-- Begin Raw data --

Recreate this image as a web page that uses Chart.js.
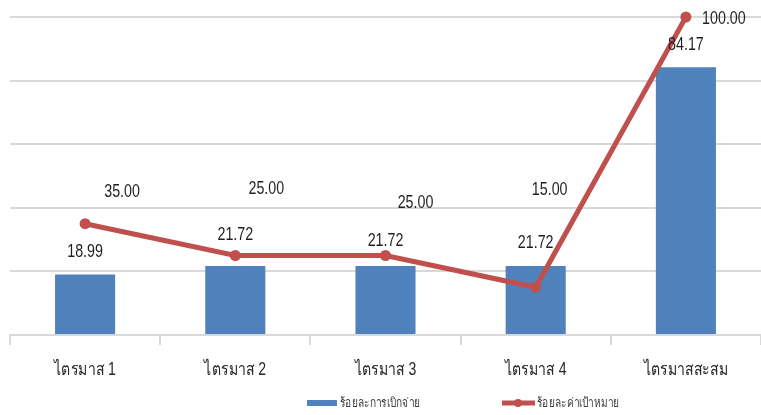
<!DOCTYPE html>
<html>
<head>
<meta charset="utf-8">
<script src="https://cdn.jsdelivr.net/npm/chart.js@4/dist/chart.umd.min.js"></script>
<style>
  html, body { margin: 0; padding: 0; background: #fff; overflow: hidden; }
  #wrap { width: 761px; height: 415px; }
  canvas { display: block; }
</style>
</head>
<body>
<div id="wrap"><canvas id="chart"></canvas></div>
<script>
const categories = ["ไตรมาส 1", "ไตรมาส 2", "ไตรมาส 3", "ไตรมาส 4", "ไตรมาสสะสม"];
const spentPct = [18.99, 21.72, 21.72, 21.72, 84.17];
const targetPct = [35, 25, 25, 15, 100];
const seriesNames = ["ร้อยละการเบิกจ่าย", "ร้อยละค่าเป้าหมาย"];

const fontFamily = "'Liberation Sans', 'Noto Sans', sans-serif";
const textColor = "#1f1f1f";
const barColor = "#4f81bd";
const lineColor = "#c0504d";

// the original text is squeezed sideways, so draw it narrow
function narrowText(ctx, text, x, y, sx, align) {
  ctx.save();
  ctx.translate(x, y);
  ctx.scale(sx, 1);
  ctx.textAlign = align || "center";
  ctx.fillText(text, 0, 0);
  ctx.restore();
}

const valueLabels = {
  id: "valueLabels",
  afterDatasetsDraw(chart) {
    const ctx = chart.ctx;
    const barOffsets = [23, 31, 25, 23, 23];
    const lineOffsets = [[37, -32], [31, -67], [30, -53], [14, -98], [38, 2]];
    ctx.save();
    ctx.font = "19px " + fontFamily;
    ctx.fillStyle = textColor;
    ctx.textBaseline = "middle";
    chart.getDatasetMeta(0).data.forEach((bar, i) => {
      narrowText(ctx, spentPct[i].toFixed(2), bar.x, bar.y - barOffsets[i], 0.75);
    });
    chart.getDatasetMeta(1).data.forEach((pt, i) => {
      narrowText(ctx, targetPct[i].toFixed(2), pt.x + lineOffsets[i][0], pt.y + lineOffsets[i][1], 0.75);
    });

    // category names under the axis
    const xs = chart.scales.x;
    ctx.font = "18px " + fontFamily;
    ctx.fillStyle = "#262626";
    categories.forEach((c, i) => {
      narrowText(ctx, c, xs.getPixelForValue(i), chart.chartArea.bottom + 35, 0.78);
    });

    // legend
    const ly = chart.chartArea.bottom + 68;
    ctx.font = "13px " + fontFamily;
    ctx.fillStyle = barColor;
    ctx.fillRect(307, ly - 3, 30, 6);
    ctx.fillStyle = "#404040";
    narrowText(ctx, seriesNames[0], 340, ly, 0.78, "left");
    ctx.strokeStyle = lineColor;
    ctx.lineWidth = 5;
    ctx.beginPath();
    ctx.moveTo(502, ly);
    ctx.lineTo(535, ly);
    ctx.stroke();
    ctx.fillStyle = lineColor;
    ctx.beginPath();
    ctx.arc(518, ly, 4, 0, Math.PI * 2);
    ctx.fill();
    ctx.fillStyle = "#404040";
    narrowText(ctx, seriesNames[1], 537, ly, 0.78, "left");
    ctx.restore();
  },
};

new Chart(document.getElementById("chart"), {
  data: {
    labels: categories,
    datasets: [
      {
        type: "bar",
        label: seriesNames[0],
        data: spentPct,
        backgroundColor: barColor,
        categoryPercentage: 0.8,
        barPercentage: 0.5,
        order: 2,
      },
      {
        type: "line",
        label: seriesNames[1],
        data: targetPct,
        borderColor: lineColor,
        backgroundColor: lineColor,
        borderWidth: 5,
        pointRadius: 5.5,
        pointBackgroundColor: lineColor,
        pointBorderWidth: 0,
        clip: false,
        order: 1,
      },
    ],
  },
  plugins: [valueLabels],
  options: {
    responsive: true,
    maintainAspectRatio: false,
    animation: false,
    layout: { autoPadding: false, padding: { left: 10, right: 0, top: 17, bottom: 70 } },
    plugins: {
      tooltip: { enabled: false },
      legend: { display: false },
    },
    scales: {
      x: {
        grid: {
          drawOnChartArea: false,
          drawTicks: true,
          tickLength: 10,
          color: "#d9d9d9",
          lineWidth: 2,
        },
        border: { color: "#d9d9d9", width: 2 },
        ticks: { display: false },
      },
      y: {
        min: 0,
        max: 100,
        ticks: { display: false, stepSize: 20 },
        border: { display: false },
        grid: { color: "#d9d9d9", lineWidth: 2, drawTicks: false },
      },
    },
  },
});
</script>
</body>
</html>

-- End Raw data --

• Set problem
Retype the listing exactly. Pictures do not belong in the copy.

• Task output
Recreate this image as a web page that uses Chart.js.
<!DOCTYPE html>
<html>
<head>
<meta charset="utf-8">
<script src="https://cdn.jsdelivr.net/npm/chart.js@4/dist/chart.umd.min.js"></script>
<style>
  html, body { margin: 0; padding: 0; background: #fff; overflow: hidden; }
  #wrap { width: 761px; height: 415px; }
  canvas { display: block; }
</style>
</head>
<body>
<div id="wrap"><canvas id="chart"></canvas></div>
<script>
const categories = ["ไตรมาส 1", "ไตรมาส 2", "ไตรมาส 3", "ไตรมาส 4", "ไตรมาสสะสม"];
const spentPct = [18.99, 21.72, 21.72, 21.72, 84.17];
const targetPct = [35, 25, 25, 15, 100];
const seriesNames = ["ร้อยละการเบิกจ่าย", "ร้อยละค่าเป้าหมาย"];

const fontFamily = "'Liberation Sans', 'Noto Sans', sans-serif";
const textColor = "#1f1f1f";
const barColor = "#4f81bd";
const lineColor = "#c0504d";

// the original text is squeezed sideways, so draw it narrow
function narrowText(ctx, text, x, y, sx, align) {
  ctx.save();
  ctx.translate(x, y);
  ctx.scale(sx, 1);
  ctx.textAlign = align || "center";
  ctx.fillText(text, 0, 0);
  ctx.restore();
}

const valueLabels = {
  id: "valueLabels",
  afterDatasetsDraw(chart) {
    const ctx = chart.ctx;
    const barOffsets = [23, 31, 25, 23, 23];
    const lineOffsets = [[37, -32], [31, -67], [30, -53], [14, -98], [38, 2]];
    ctx.save();
    ctx.font = "19px " + fontFamily;
    ctx.fillStyle = textColor;
    ctx.textBaseline = "middle";
    chart.getDatasetMeta(0).data.forEach((bar, i) => {
      narrowText(ctx, spentPct[i].toFixed(2), bar.x, bar.y - barOffsets[i], 0.75);
    });
    chart.getDatasetMeta(1).data.forEach((pt, i) => {
      narrowText(ctx, targetPct[i].toFixed(2), pt.x + lineOffsets[i][0], pt.y + lineOffsets[i][1], 0.75);
    });

    // category names under the axis
    const xs = chart.scales.x;
    ctx.font = "18px " + fontFamily;
    ctx.fillStyle = "#262626";
    categories.forEach((c, i) => {
      narrowText(ctx, c, xs.getPixelForValue(i), chart.chartArea.bottom + 35, 0.78);
    });

    // legend
    const ly = chart.chartArea.bottom + 68;
    ctx.font = "13px " + fontFamily;
    ctx.fillStyle = barColor;
    ctx.fillRect(307, ly - 3, 30, 6);
    ctx.fillStyle = "#404040";
    narrowText(ctx, seriesNames[0], 340, ly, 0.78, "left");
    ctx.strokeStyle = lineColor;
    ctx.lineWidth = 5;
    ctx.beginPath();
    ctx.moveTo(502, ly);
    ctx.lineTo(535, ly);
    ctx.stroke();
    ctx.fillStyle = lineColor;
    ctx.beginPath();
    ctx.arc(518, ly, 4, 0, Math.PI * 2);
    ctx.fill();
    ctx.fillStyle = "#404040";
    narrowText(ctx, seriesNames[1], 537, ly, 0.78, "left");
    ctx.restore();
  },
};

new Chart(document.getElementById("chart"), {
  data: {
    labels: categories,
    datasets: [
      {
        type: "bar",
        label: seriesNames[0],
        data: spentPct,
        backgroundColor: barColor,
        categoryPercentage: 0.8,
        barPercentage: 0.5,
        order: 2,
      },
      {
        type: "line",
        label: seriesNames[1],
        data: targetPct,
        borderColor: lineColor,
        backgroundColor: lineColor,
        borderWidth: 5,
        pointRadius: 5.5,
        pointBackgroundColor: lineColor,
        pointBorderWidth: 0,
        clip: false,
        order: 1,
      },
    ],
  },
  plugins: [valueLabels],
  options: {
    responsive: true,
    maintainAspectRatio: false,
    animation: false,
    layout: { autoPadding: false, padding: { left: 10, right: 0, top: 17, bottom: 70 } },
    plugins: {
      tooltip: { enabled: false },
      legend: { display: false },
    },
    scales: {
      x: {
        grid: {
          drawOnChartArea: false,
          drawTicks: true,
          tickLength: 10,
          color: "#d9d9d9",
          lineWidth: 2,
        },
        border: { color: "#d9d9d9", width: 2 },
        ticks: { display: false },
      },
      y: {
        min: 0,
        max: 100,
        ticks: { display: false, stepSize: 20 },
        border: { display: false },
        grid: { color: "#d9d9d9", lineWidth: 2, drawTicks: false },
      },
    },
  },
});
</script>
</body>
</html>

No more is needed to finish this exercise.